Wednesday, July 29, 2020

“Araf deg mae mynd ymhell”

Guest post by Frederick Manfred Simon. 

“Go slowly and go far”

November 30, 2018

An inclement November afternoon finds the sun burning a hole into the blanket of volatile, steel-woolen clouds as engineer Jory Langevin trundles west at 10 mph making a light engine move towards Hartline to pick up harvest loaded hoppers after descending the grade from Hanson moving from fill to cut to fill to cut again and again where descending crepuscular rays - Fingers of God - touch the earth as the souls that have poured out their lives across and into this vast and copious land may well be ascending Jacob’s ladder toward heaven. It is said that this particular portion of Promised Land was settled by a moiety of Calvinist Welsh.

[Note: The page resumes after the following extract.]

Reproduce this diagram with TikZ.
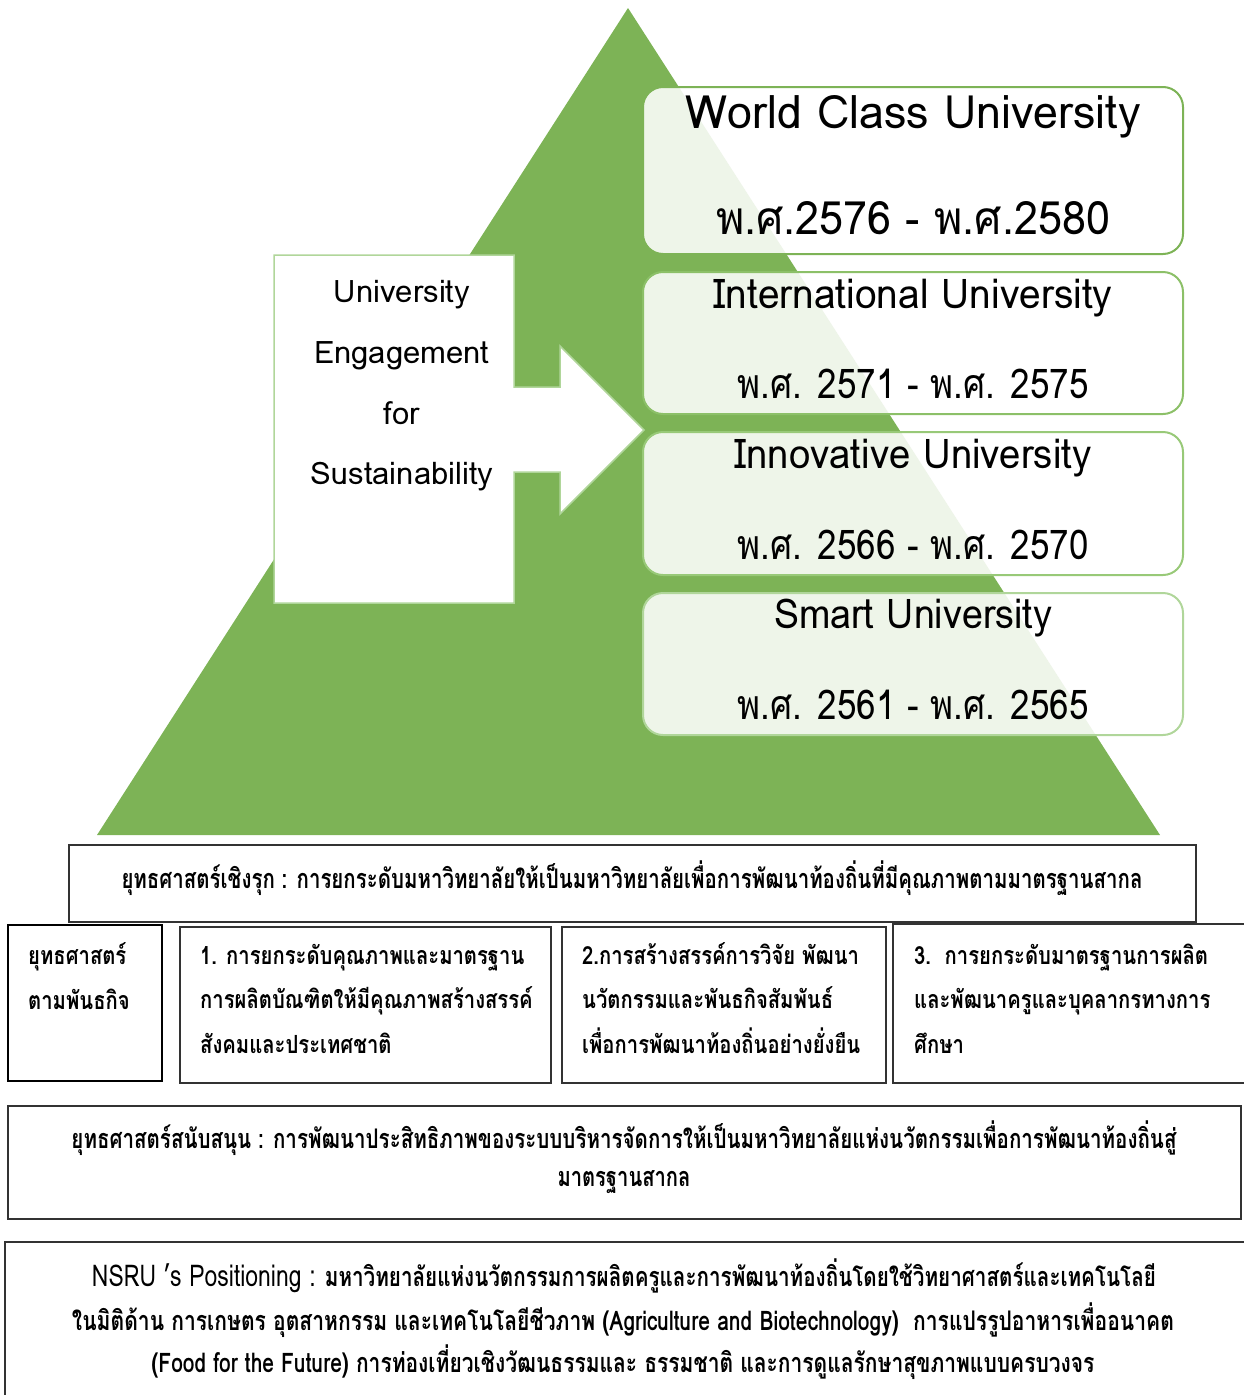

Fat and green home lands and hamlets left so very far behind them n’er to return, leaving with what little of their very modest possessions in hand, under arm, and on back, surely must have driven weary women to wail, and tired, homesick children to break out in tears of angst as they scanned across what appeared an endless, lifeless scape of desolation they had traveled an ocean and continent to arrive at, while the patriarchs rejoiced in having won and found freedom - salvation at last - from indentured servitude to fickle landowners and folly kings, irrespective of what that freedom looked like to their clan. Unwavering in their faith and its foundation of predestination, they, like John E. Williams, from Anglesey and his wife, Elizabeth, from Llanarmon, Cymru (Wales in Welsh meaning “Fellow Countrymen”) went about speaking and living their distinctive Welsh language and culture while rebuilding their lives working their land - not another’s - establishing new communities, and, of course, giving thanks to their savior in erecting the “Zion Welsh Calvinistic Church” and setting aside a plot, from whence this image made, where to say goodbye to the predestined who have gone ahead to the eternal kingdom, and John and Elizabeth now rest together in eternity under a headstone obscured by dead tumbleweeds. The century since has left the church razed and the cemetery unkept, nondescript, and insular within a wheat field on the corner of dirt roads 43-NE and U-NE a few miles east of Hartline along the CW, it and they but forgotten.